I closed the text message and reflexively tapped the Facebook icon for distraction. In the few seconds it took my newsfeed to load, I contemplated having just casually agreed to have sex with a married man.
More specifically, with a man I knew was married, freshly married, because I had just seen pictures of him and his groom. He and his husband. He and his husband’s parents.
Before I could resolve the ethics of my text conversation, a picture appeared on my newsfeed announcing that another of my regular hookups was now married. I was suddenly woozy from how wrong I had been in thinking the legalization of same-sex marriage wouldn’t have any impact on the daily life of a gay bachelor with no interest in getting married.
Hooking up with a married man has always been nonnegotiable for me, with the caveat that screening for marital status is traditionally lax. However, being a “married man” had always meant to me that there was a wife involved, which guaranteed that there were secrets, deception and emotional damage attached to such a liaison, and so it was not something in which I wanted to participate.
I don’t automatically assign such sinister absolutes—secrets, deception, emotional damage—to a married man who has a husband, and I realize that’s a self-serving courtesy. It’s harder to feel guilty about violating someone’s marriage, hurting their unsuspecting partner, when you excuse yourself from knowing the rules that govern their marriage.
I know the rules that govern straight husbands, and how most of them violate those rules by sleeping with someone other than their wives. I know that, out of a mixture of kindness and laziness, society now assumes those same rules, the rules that straight men violate all the time, ought to apply to gay husbands, and many of us gaily accept those rules to govern our love, to make our marriages real.

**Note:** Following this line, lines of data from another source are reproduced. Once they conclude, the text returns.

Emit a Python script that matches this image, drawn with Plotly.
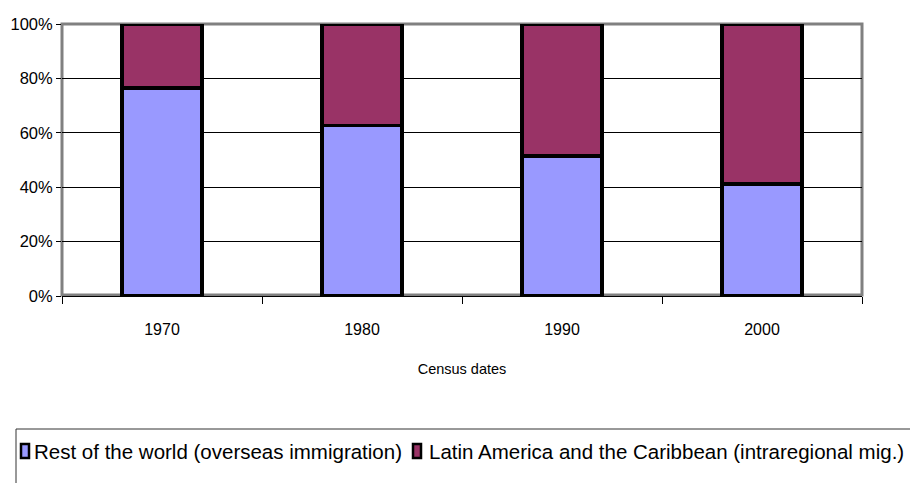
import plotly.graph_objects as go

# Share of immigrants by origin at each census round (percent)
census_dates = ["1970", "1980", "1990", "2000"]
rest_of_world = [76.5, 62.7, 51.4, 41.2]
latin_america = [23.5, 37.3, 48.6, 58.8]

series_names = [
    "Rest of the world (overseas immigration)",
    "Latin America and the Caribbean (intraregional mig.)",
]
series_colors = ["#9999FF", "#993366"]

y_ticks = [0, 20, 40, 60, 80, 100]
y_tick_labels = ["0%", "20%", "40%", "60%", "80%", "100%"]

FONT = "Liberation Sans, Arial, sans-serif"

W, H = 910, 483
ML, MR, MT, MB = 62, 48, 24, 187
PW, PH = W - ML - MR, H - MT - MB


def px_x(x):
    """Pixel column -> paper x."""
    return (x - ML) / PW


def px_y(y):
    """Pixel row -> paper y."""
    return (H - MB - y) / PH


fig = go.Figure()
for name, vals, color in zip(series_names, [rest_of_world, latin_america], series_colors):
    fig.add_trace(go.Bar(
        x=census_dates, y=vals, name=name,
        marker=dict(color=color, line=dict(color="black", width=3.5)),
    ))

fig.update_layout(
    barmode="stack",
    bargap=0.6,
    width=W, height=H,
    margin=dict(l=ML, r=MR, t=MT, b=MB, autoexpand=False),
    paper_bgcolor="white",
    plot_bgcolor="white",
    font=dict(family=FONT, color="black", size=16),
    showlegend=False,
    xaxis=dict(
        type="category",
        tickson="boundaries",
        ticks="outside", ticklen=7, tickcolor="black",
        ticklabelstandoff=19,
        showline=True, linecolor="black", linewidth=1,
        showgrid=False,
        tickfont=dict(size=16),
        title=dict(text="Census dates", font=dict(size=14.5), standoff=26),
        automargin=False,
    ),
    yaxis=dict(
        range=[0, 100],
        tickvals=y_ticks, ticktext=y_tick_labels,
        ticks="outside", ticklen=5, tickcolor="black",
        showline=False,
        showgrid=True, gridcolor="black", gridwidth=1,
        tickfont=dict(size=16.5),
        zeroline=False,
        automargin=False,
    ),
)

# Grey plot-area frame
fig.add_shape(
    type="rect", xref="paper", yref="paper",
    x0=0, x1=1, y0=px_y(295), y1=1,
    line=dict(color="#808080", width=3),
    layer="below",
)

# Legend box along the bottom of the chart
fig.add_shape(
    type="rect", xref="paper", yref="paper",
    x0=px_x(16), x1=px_x(925), y0=px_y(500), y1=px_y(429),
    line=dict(color="#333333", width=1), fillcolor="white",
)

legend_items = [
    (series_names[0], series_colors[0], 21, 32),
    (series_names[1], series_colors[1], 413, 427),
]
for text, color, sym_x, text_x in legend_items:
    fig.add_shape(
        type="rect", xref="paper", yref="paper",
        x0=px_x(sym_x), x1=px_x(sym_x + 8), y0=px_y(458), y1=px_y(444),
        line=dict(color="black", width=2.5), fillcolor=color,
    )
    fig.add_annotation(
        text=text, xref="paper", yref="paper",
        x=px_x(text_x), y=px_y(451.5), xanchor="left", yanchor="middle",
        showarrow=False, font=dict(family=FONT, size=20.5, color="black"),
    )

fig.write_html("out.html")
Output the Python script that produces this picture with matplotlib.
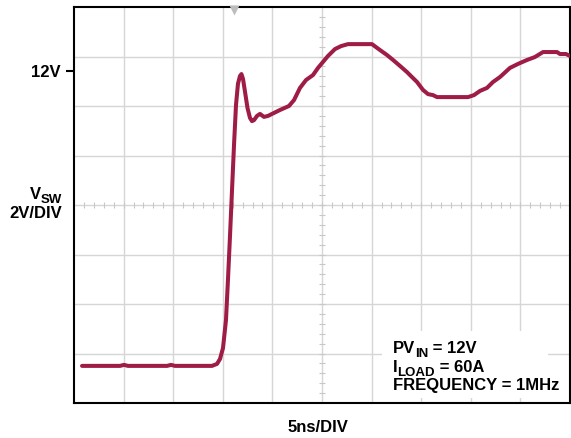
import matplotlib
matplotlib.use("Agg")
import matplotlib.pyplot as plt
import matplotlib.patches as mpatches
import numpy as np

# waveform read from the scope shot: time (ns) and switch-node voltage (V)
t_ns = [0.81, 4.64, 5.04, 5.44, 9.38, 9.78, 10.18, 13.91, 14.42, 14.72, 15.02,
        15.32, 15.52, 15.73, 15.93, 16.13, 16.33, 16.53, 16.73, 16.88, 17.04,
        17.24, 17.49, 17.74, 17.94, 18.15, 18.45, 18.75, 19.15, 19.56, 19.96, 20.77,
        21.67, 22.18, 22.78, 23.39, 24.09, 24.6, 25.1, 25.6, 26.31, 26.92,
        27.62, 30.04, 30.44, 30.85, 31.55, 32.16, 32.86, 33.57, 34.07, 34.58,
        35.18, 35.69, 36.19, 36.59, 39.72, 40.32, 40.93, 41.63, 42.24, 42.94,
        43.95, 44.76, 45.67, 46.47, 47.28, 48.69, 48.99, 49.6, 50.0]
v_sw = [0.1, 0.1, 0.14, 0.1, 0.1, 0.14, 0.1, 0.1, 0.18, 0.38, 0.82,
        1.95, 3.57, 5.39, 7.21, 9.02, 10.64, 11.5, 11.81, 11.89, 11.69,
        11.17, 10.52, 10.12, 9.99, 10.03, 10.2, 10.28, 10.16, 10.2, 10.28, 10.44,
        10.6, 10.84, 11.33, 11.65, 11.85, 12.14, 12.38, 12.62, 12.9, 13.02,
        13.1, 13.1, 12.98, 12.86, 12.66, 12.46, 12.22, 11.97, 11.77, 11.57,
        11.25, 11.08, 11.04, 10.96, 10.96, 11.04, 11.21, 11.33, 11.57, 11.77,
        12.14, 12.3, 12.46, 12.58, 12.78, 12.78, 12.7, 12.7, 12.62]

y_tick_vals = [12]
y_tick_labels = ["12V"]
trigger_ns = 16.1

# test conditions: (main, subscript, rest)
notes = [("PV", "IN", " = 12V"),
         ("I", "LOAD", " = 60A"),
         ("FREQUENCY = 1MHz", "", "")]

plt.rcParams["font.family"] = ["Liberation Sans", "DejaVu Sans"]
plt.rcParams["font.weight"] = "bold"

LINE = "#9e1c45"
GRID = "#d6d6d6"
FS = 12
FS_SUB = 9.5

W, H = 571, 438
fig = plt.figure(figsize=(W / 100, H / 100), dpi=100)
ax = fig.add_axes([74 / W, 35 / H, 496 / W, 396 / H])
renderer = fig.canvas.get_renderer()

x0, x1 = 0, 50
y0, y1 = -1.4, 14.6
ax.set_xlim(x0, x1)
ax.set_ylim(y0, y1)

# ── scope graticule ────────────────────────────────────────────────────────────
for xv in np.arange(5, 50, 5):
    ax.axvline(xv, color=GRID, lw=1.0, zorder=1)
for yv in np.arange(y0 + 2, y1 - 0.1, 2):
    ax.axhline(yv, color=GRID, lw=1.0, zorder=1)

xc, yc = 25, y0 + 8
ax.vlines(np.arange(1, 50, 1), yc - 0.14, yc + 0.14, color="#c8c8c8", lw=0.8, zorder=1)
ax.hlines(np.arange(y0 + 0.4, y1, 0.4), xc - 0.35, xc + 0.35, color="#c8c8c8", lw=0.8, zorder=1)

# white patch behind the test conditions
ax.add_patch(mpatches.Rectangle((31.0, y0 + 0.2), 16.8, 2.7, facecolor="white",
                                edgecolor="none", zorder=1.5))

# ── trace ─────────────────────────────────────────────────────────────────────
ax.plot(t_ns, v_sw, color=LINE, lw=2.9, solid_joinstyle="round",
        solid_capstyle="round", zorder=3)

# trigger marker
ax.plot([trigger_ns], [y1 - 0.13], marker="v", ms=7, color="#bdbdbd",
        mec="none", clip_on=False, zorder=4)

for s in ax.spines.values():
    s.set_linewidth(1.5)
    s.set_color("black")

ax.set_xticks([])
ax.set_yticks(y_tick_vals)
ax.set_yticklabels(y_tick_labels, fontsize=FS, fontweight="bold")
ax.tick_params(axis="y", direction="out", length=5.5, width=1.5, pad=4)


def sub_text(px, py, main, sub, rest):
    """Write main + subscript + rest left-to-right, baseline at pixel (px, py)."""
    x = px
    t = fig.text(x / W, 1 - py / H, main, fontsize=FS, fontweight="bold",
                 ha="left", va="baseline")
    x += t.get_window_extent(renderer).width
    if sub:
        t = fig.text(x / W, 1 - (py + 4) / H, sub, fontsize=FS_SUB,
                     fontweight="bold", ha="left", va="baseline")
        x += t.get_window_extent(renderer).width
    if rest:
        fig.text(x / W, 1 - py / H, rest, fontsize=FS, fontweight="bold",
                 ha="left", va="baseline")


# ── labels ────────────────────────────────────────────────────────────────────
sub_text(30, 199, "V", "SW", "")
fig.text(62 / W, 1 - 218 / H, "2V/DIV", ha="right", va="baseline",
         fontsize=FS, fontweight="bold")
fig.text(318 / W, 1 - 428 / H, "5ns/DIV", ha="center", va="center",
         fontsize=FS, fontweight="bold")

for i, (m, s, r) in enumerate(notes):
    sub_text(393, 353 + 18.5 * i, m, s, r)

fig.savefig("out.png", dpi=100, facecolor="white")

But there are some gay couples who believe their relationship is real, their love worthy of commitment and protection, and they exchange vows without the expectation of sexual exclusivity. If you should ever have the chance to spend the night with this type of couple, together, some of my favorite—
Sorry, different column. For now, most gay men seem to accept the rule that lifelong love requires sexual fidelity, and if they enter into marriage, they expect monogamy from their partn– from their husbands. Which forces me to deliberate what, if any, obligation I have to a spouse that I don’t know, someone so naive that I, with all of my deliberation, am the least of their worries.
It’s all something new to keep it in mind while wading through the post-Obergefell dating pool. Legalized same-sex marriage wasn’t supposed to make my carefree love life eligible for a “Jerry Springer” episode or “World Star” video.